Т.е. каждый из нас уже определил границы своего мышления ещё с пелёнок? Да, но эти границы намного шире тех, которые наше сознание приобретает в процессе “социализации”. “Суть этого детского мифа, вооружившись которым ребёнок отправляется в поход на завоевание культуры, сводится к простой формуле: всё, что ни встречается на его пути, — ценно, и потому ничего нельзя отбирать и отсеивать. Всё, что ему ни встретится, он должен аккуратно складывать в котомку своего сознания”. Потому что (вернёмся к началу фрагмента, конец которого только что процитирован) “в мире культуры всё возможно”.

Если следовать мысли Александра Лобка, взросление и социальная адаптация каждого человека — отнюдь не постепенное усовершенствование несовершенного, усложнение примитивного. Это путь из Иерусалима в Афины, из царства свободы, творимого детским мифом, в царство вечных истин, сортирующих и ограничивающих реальность. “Чудо памяти”, остроумно смоделированное Борхесом, с этой точки зрения, представляет собой ни что иное, как развернувшуюся картинку реальности, воспринятой через “координаторную сетку” детского мифа, которую новорождённое сознание из самосохранения набрасывает на многообразие окружающего. Но “ячейки” этой сетки настолько широки, что в них без труда проскальзывают и “формы южных облаков на рассвете тридцатого апреля тысяча восемьсот восемьдесят второго года”, и “прожилки на книжных листах из испанской бумажной массы”, и “узор пены под веслом на Рио Негро” и т.д., и т.д. В гносеологической фантазии Борхеса человеческое сознание (а ещё точнее и конкретнее — человеческую голову) достаточно просто встряхнуть, как погремушку, и его “другие возможности” проявятся: не было бы никакого “чуда памяти”, не упади Иринео Фунес с лошади.
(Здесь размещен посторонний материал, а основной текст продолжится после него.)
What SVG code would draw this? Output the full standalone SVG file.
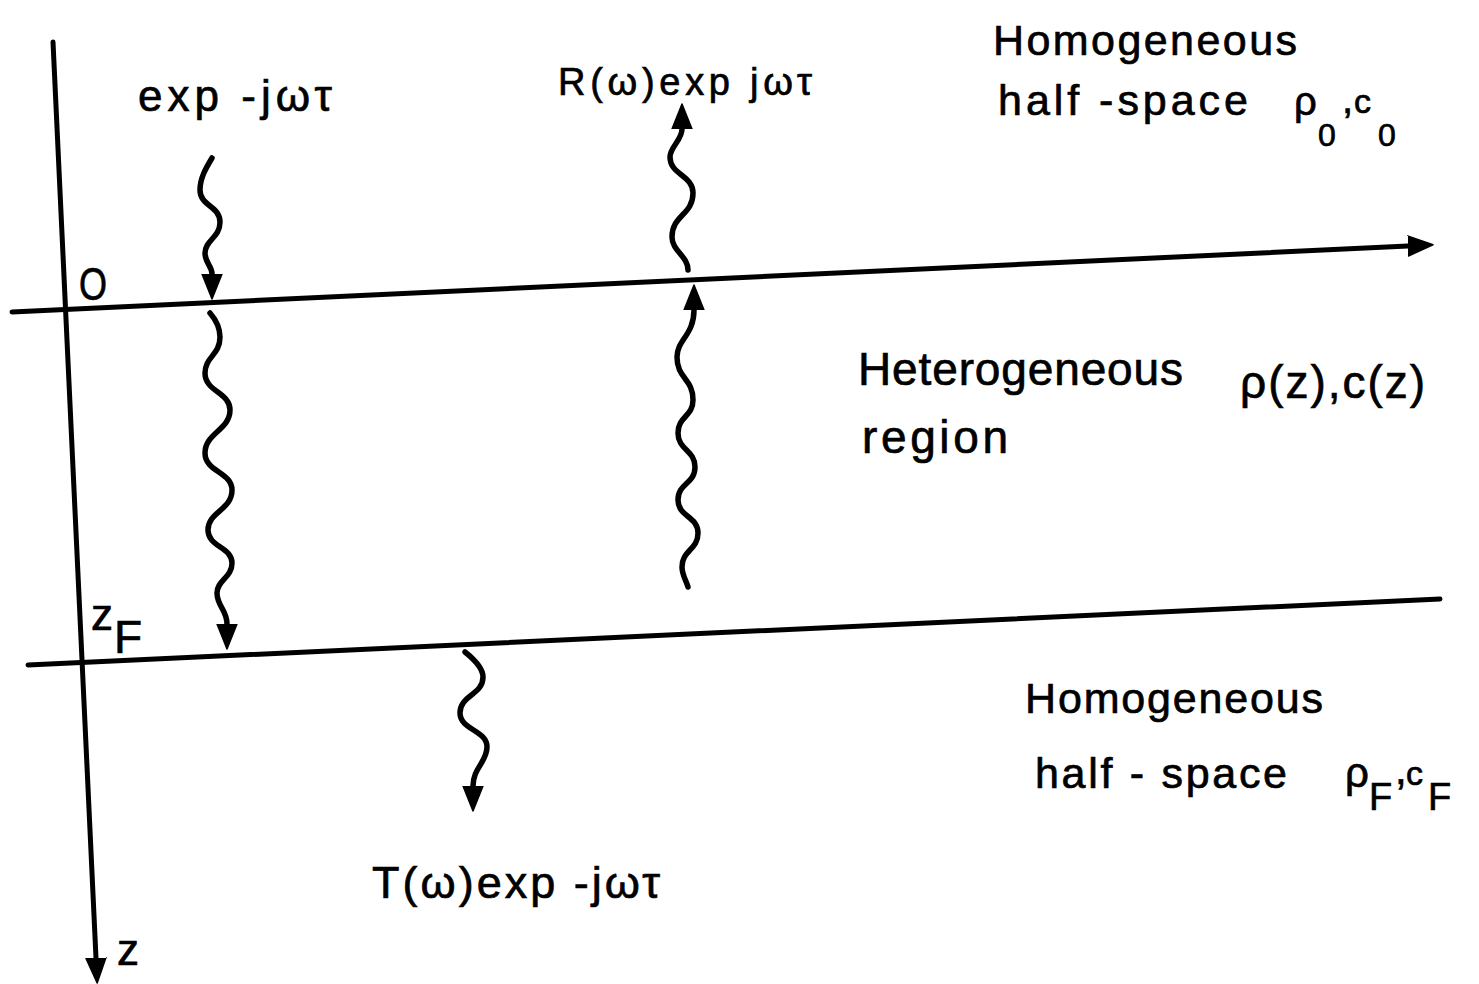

Александр Лобок в своём “антиплатонизме” идёт дальше борхесианского приговора: “мыслить — значит забывать о различиях”. Он примиряет платоновское “мышление-воспоминание” с реальностью детского мифа, а потому оно перестаёт быть забвением. И древняя платоновская формула приобретает тогда несколько иной смысл: “мышление-воспоминание о различиях”.

Работа Александра Лобка очень далека от наивной идеализации ребёнка и детского мышления как такового, которая сама по себе — один из старых социокультурных мифов европейской цивилизации. Книга посвящена, скорей, проблеме становления человеческого сознания в культуре. А потому предостерегает и уводит от другой, не менее опасной формы наивности, — игнорирования самоценности детского сознания как сознания другого, а значит, несущего в себе информацию о возможностях сознания вообще.

И здесь, пожалуй, стоит вернуться к антропологическому (и педагогическому) аспекту книги, может быть, излишне торопливо отвергнутому в начале наших заметок. Антропология в книге Александра Лобка не только оправдывает и подтверждает его философствование. Она связывает его философию с педагогическими экспериментами, потому что сегодня каждый профессиональный педагог если не обязан, то вынужден быть антропологом. Впрочем, так было всегда. И тогда, когда Жан Пиаже приравнивал уровень сознания дикаря к уровню одиннадцатилетнего европейского школьника, моделью “дикарь — несовершенный европеец” закрепляя свою идею “ребёнка как недоразвитого взрослого”, находящегося на той или иной стадии “недоразвитости”.

Сегодня, при полном торжестве идеи (или мифа?) мультикультурализма и моде на антропологические штудии, сентиментальные банальности о “стране детства”, из которой мы “все родом”, наполняются конкретным и неожиданным смыслом. Конечно же, ещё и поэтому книгу Александра Лобка интересно читать.